Solved – Should PCA be performed before I do classification

classificationpca

I have got a problem about doing a classification. I have got around 50 datasets. Each of them has 15 features.

I am trying to use these features to classify the 50 datasets to either 'Good' or 'Bad'. The ground truth labels of the 50 datasets are available so that a classical training and validation can be done.

As there are 15 features, the problem should be considered as a classification in high dimensions. My question is:

Should we always perform PCA before we run any generic classification algorithms, such as LDA, KNN or SVM?

I got someone's opinion that:

"PCA chooses the directions in which the variables have the most spread, not the dimensions that have the most relative distances between clustered subclasses."
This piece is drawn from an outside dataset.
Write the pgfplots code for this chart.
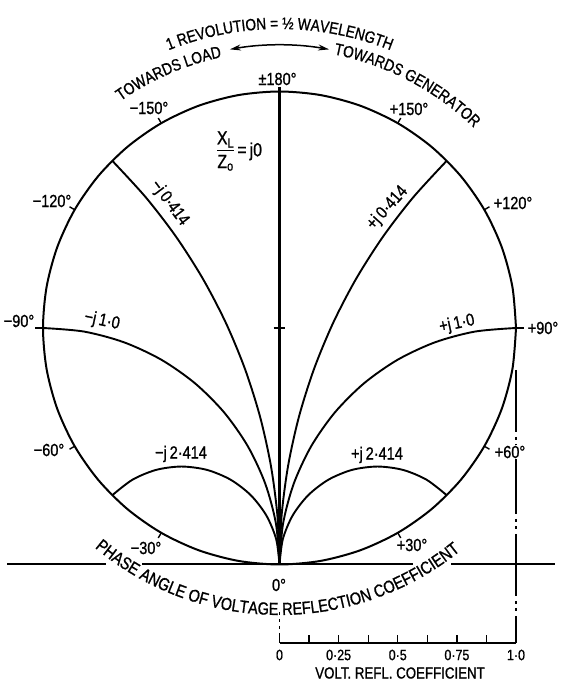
\documentclass[border=0pt]{standalone}
\usepackage{fontspec}
\setmainfont{Liberation Sans}[FakeStretch=0.83, FakeBold=1]
\usepackage{pgfplots}
\pgfplotsset{compat=1.18}
\usetikzlibrary{decorations.text,arrows.meta}

\newcommand\lab{\fontsize{17.5}{20}\selectfont}

\begin{document}
\begin{tikzpicture}
\begin{axis}[x=236.5pt, y=236.5pt,
  xmin=-1.18182, xmax=1.23256, ymin=-1.49683, ymax=1.38689,
  hide axis, clip=false,
  every axis plot/.append style={black, line width=1.9pt, mark=none}]
% |Gamma| = 1 boundary, phase 0 at the bottom, +90 to the right
\addplot[smooth, line width=2pt] coordinates {
 (1,0) (0.98481,0.17365) (0.93969,0.34202) (0.86603,0.5) (0.76604,0.64279)
 (0.64279,0.76604) (0.5,0.86603) (0.34202,0.93969) (0.17365,0.98481) (0,1)
 (-0.17365,0.98481) (-0.34202,0.93969) (-0.5,0.86603) (-0.64279,0.76604)
 (-0.76604,0.64279) (-0.86603,0.5) (-0.93969,0.34202) (-0.98481,0.17365) (-1,0)
 (-0.98481,-0.17365) (-0.93969,-0.34202) (-0.86603,-0.5) (-0.76604,-0.64279)
 (-0.64279,-0.76604) (-0.5,-0.86603) (-0.34202,-0.93969) (-0.17365,-0.98481) (0,-1)
 (0.17365,-0.98481) (0.34202,-0.93969) (0.5,-0.86603) (0.64279,-0.76604)
 (0.76604,-0.64279) (0.86603,-0.5) (0.93969,-0.34202) (0.98481,-0.17365) (1,0)};
% X/Z0 = j0
\addplot[line width=2.2pt] coordinates {(0,-1) (0,1.02)};
% X/Z0 = +j0.414 and -j0.414
\addplot[smooth] coordinates {(0,-1) (0.00920,-0.78958) (0.03667,-0.58077) (0.08225,-0.37516)
 (0.14560,-0.17429) (0.22619,0.02029) (0.32344,0.20711) (0.43661,0.38474) (0.56483,0.55183) (0.70711,0.70711)};
\addplot[smooth] coordinates {(0,-1) (-0.00920,-0.78958) (-0.03667,-0.58077) (-0.08225,-0.37516)
 (-0.14560,-0.17429) (-0.22619,0.02029) (-0.32344,0.20711) (-0.43661,0.38474) (-0.56483,0.55183) (-0.70711,0.70711)};
% X/Z0 = +j1.0 and -j1.0
\addplot[smooth] coordinates {(0,-1) (0.01519,-0.82635) (0.06031,-0.65798) (0.13397,-0.5) (0.23396,-0.35721)
 (0.35721,-0.23396) (0.5,-0.13397) (0.65798,-0.06031) (0.82635,-0.01519) (1,0)};
\addplot[smooth] coordinates {(0,-1) (-0.01519,-0.82635) (-0.06031,-0.65798) (-0.13397,-0.5) (-0.23396,-0.35721)
 (-0.35721,-0.23396) (-0.5,-0.13397) (-0.65798,-0.06031) (-0.82635,-0.01519) (-1,0)};
% X/Z0 = +j2.414 and -j2.414
\addplot[smooth] coordinates {(0,-1) (0.01411,-0.89279) (0.05549,-0.79289) (0.12132,-0.70711) (0.20711,-0.64128)
 (0.30701,-0.59990) (0.41421,-0.58579) (0.52141,-0.59990) (0.62132,-0.64128) (0.70711,-0.70711)};
\addplot[smooth] coordinates {(0,-1) (-0.01411,-0.89279) (-0.05549,-0.79289) (-0.12132,-0.70711) (-0.20711,-0.64128)
 (-0.30701,-0.59990) (-0.41421,-0.58579) (-0.52141,-0.59990) (-0.62132,-0.64128) (-0.70711,-0.70711)};
% phase ticks on the rim
\addplot[line width=1.4pt] coordinates {(0.5,-0.86603) (0.5125,-0.88768)};
\addplot[line width=1.4pt] coordinates {(0.86603,-0.5) (0.88768,-0.5125)};
\addplot[line width=1.4pt] coordinates {(1,0) (1.034,0)};
\addplot[line width=1.4pt] coordinates {(0.86603,0.5) (0.88768,0.5125)};
\addplot[line width=1.4pt] coordinates {(0.5,0.86603) (0.5125,0.88768)};
\addplot[line width=1.4pt] coordinates {(-0.5,-0.86603) (-0.5125,-0.88768)};
\addplot[line width=1.4pt] coordinates {(-0.86603,-0.5) (-0.88768,-0.5125)};
\addplot[line width=1.4pt] coordinates {(-1,0) (-1.034,0)};
\addplot[line width=1.4pt] coordinates {(-0.86603,0.5) (-0.88768,0.5125)};
\addplot[line width=1.4pt] coordinates {(-0.5,0.86603) (-0.5125,0.88768)};
% centre mark
\addplot[line width=1.4pt] coordinates {(-0.025,0) (0.025,0)};
% tangent line through phase 0
\addplot[line width=2pt] coordinates {(-1.15222,-1) (-0.73362,-1)};
\addplot[line width=2pt] coordinates {(-0.58140,-1) (0.56448,-1)};
\addplot[line width=2pt] coordinates {(0.72516,-1) (1.16490,-1)};
% projection lines down to the magnitude scale
\addplot[line width=1.6pt, dash pattern=on 62pt off 5pt on 3pt off 4pt on 3pt off 5pt]
  coordinates {(1,-0.17759) (1,-1.33192)};
\addplot[line width=1.6pt, dash pattern=on 3pt off 4pt] coordinates {(0,-1.2008) (0,-1.33192)};
% magnitude scale 0 ... 1
\addplot[line width=1.5pt] coordinates {(0,-1.33192) (1,-1.33192)};
\addplot[line width=1.3pt] coordinates {(0,-1.33192) (0,-1.2981)};
\addplot[line width=1.3pt] coordinates {(0.125,-1.33192) (0.125,-1.2981)};
\addplot[line width=1.3pt] coordinates {(0.25,-1.33192) (0.25,-1.2981)};
\addplot[line width=1.3pt] coordinates {(0.375,-1.33192) (0.375,-1.2981)};
\addplot[line width=1.3pt] coordinates {(0.5,-1.33192) (0.5,-1.2981)};
\addplot[line width=1.3pt] coordinates {(0.625,-1.33192) (0.625,-1.2981)};
\addplot[line width=1.3pt] coordinates {(0.75,-1.33192) (0.75,-1.2981)};
\addplot[line width=1.3pt] coordinates {(0.875,-1.33192) (0.875,-1.2981)};
\addplot[line width=1.3pt] coordinates {(1,-1.33192) (1,-1.2981)};
\coordinate (C) at (axis cs:0,0);
\coordinate (SW) at (axis cs:-1.18182,-1.49683);
\coordinate (NE) at (axis cs:1.23256,1.38689);
\end{axis}

\begin{scope}[shift={(C)}, x=1pt, y=1pt]
  % phase angle labels
  \node[font=\lab] at (-2,249) {±180°};
  \node[font=\lab] at (-130.5,220) {−150°};
  \node[font=\lab] at (-227.5,127) {−120°};
  \node[font=\lab] at (-260.5,7) {−90°};
  \node[font=\lab] at (-230.5,-122) {−60°};
  \node[font=\lab] at (-133.5,-220) {−30°};
  \node[font=\lab] at (-0.5,-257) {0°};
  \node[font=\lab] at (132.5,-217) {+30°};
  \node[font=\lab, fill=white, inner sep=1pt] at (230.5,-124) {+60°};
  \node[font=\lab] at (263.5,0) {+90°};
  \node[font=\lab] at (233.5,125) {+120°};
  \node[font=\lab] at (129.5,219) {+150°};
  % reactance labels
  \node[font=\fontsize{19}{21}\selectfont] at (-40,176) {\begin{tabular}{@{}c@{}}X\textsubscript{L}\\[-1pt]\hline\rule{0pt}{18pt}Z\textsubscript{o}\end{tabular}\,=\,j0};
  \node[font=\lab, rotate=-53] at (-110,125) {−j\,0·414};
  \node[font=\lab, rotate=48] at (108,120) {+j\,0·414};
  \node[font=\lab, rotate=-12] at (-177.5,7) {−j\,1·0};
  \node[font=\lab, rotate=12] at (177.5,4) {+j\,1·0};
  \node[font=\lab] at (-98.5,-126) {−j\,2·414};
  \node[font=\lab] at (97.5,-127) {+j\,2·414};
  % magnitude scale labels
  \begin{scope}[every node/.style={font=\fontsize{15}{17}\selectfont}]
    \node at (0,-327) {0};
    \node at (59.1,-327) {0·25};
    \node at (118.25,-327) {0·5};
    \node at (177.4,-327) {0·75};
    \node at (236.5,-327) {1·0};
    \node[font=\fontsize{16}{18}\selectfont] at (120.5,-345) {VOLT. REFL. COEFFICIENT};
  \end{scope}
  % curved captions
  \path[decorate, decoration={text along path, text align=center,
    text={|\fontsize{16.5}{18}\selectfont|1 REVOLUTION = ½ WAVELENGTH}}]
    (130:299pt) arc[start angle=130, end angle=50, radius=299pt];
  \path[decorate, decoration={text along path, text align=center,
    text={|\fontsize{16.5}{18}\selectfont|TOWARDS LOAD}}]
    (150:277pt) arc[start angle=150, end angle=77, radius=277pt];
  \path[decorate, decoration={text along path, text align=center,
    text={|\fontsize{16.5}{18}\selectfont|TOWARDS GENERATOR}}]
    (100:279pt) arc[start angle=100, end angle=24.6, radius=279pt];
  \path[decorate, decoration={text along path, text align=center,
    text={|\fontsize{17.5}{19}\selectfont|PHASE ANGLE OF VOLTAGE REFLECTION COEFFICIENT}}]
    (215:287pt) arc[start angle=215, end angle=324, radius=287pt];
  \draw[line width=1.5pt, {Stealth[length=11pt,width=6pt]}-{Stealth[length=11pt,width=6pt]}]
    (100.1:283pt) arc[start angle=100.1, end angle=79.9, radius=283pt];
\end{scope}
\pgfresetboundingbox
\path[use as bounding box] (SW) rectangle (NE);
\end{tikzpicture}
\end{document}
But for my understanding, in order to do a better classification, we need to find features that have large differences between two groups. For example, we can calculate the mean and standard deviation of a feature for 'Good' and 'Bad' separately, and we can see if there are large differences. If so, we choose this feature. Also, we need to find features that have got least correlation in between. If two features have a large positive correlation, we can just choose to use one of them. PCA is somehow picking up the dimension reduced features for us, given 15 features, it will give 2 or 3 principal components that can be classified better. Am I right? Or I am on the wrong course?

Best Answer

"PCA chooses the directions in which the variables have the most spread, not the dimensions that have the most relative distances between clustered subclasses."

LDA projects the data so that between class variance : within class variance is maximized. This is accomplished by first projecting in a way that makes the covariance matrix spherical. As this step involves inversion of the covariance matrix, it is numerically unstable if too few observations are available.

So basically the projection you are looking for is made by LDA. However, PCA can help reducing the number of input variates for the LDA, so the matrix inversion is stabilized.

There is an alternative to using PCA for this first projection: PLS. PLS is basically the analogue regression technique to PCA and LDA. Barker, M. and Rayens, W.: Partial least squares for discrimination, Journal of Chemometrics, 2003, 17, 166-173 therefore suggest performing LDA in PLS-scores space.

In practice, you'll find that PLS-LDA needs less latent variables than PCA-LDA. However, both methods need the number of latent variables specified (otherwise they do not reduce the no of input variates for the LDA). If you can determine this from your knowledge about the problem, go ahead. However, if you determine the number of latent variables from the data (e.g. % variance explained, quality of PLS-LDA model, ...), do not forget to reserve additional data for testing this model (e.g. outer crossvalidation).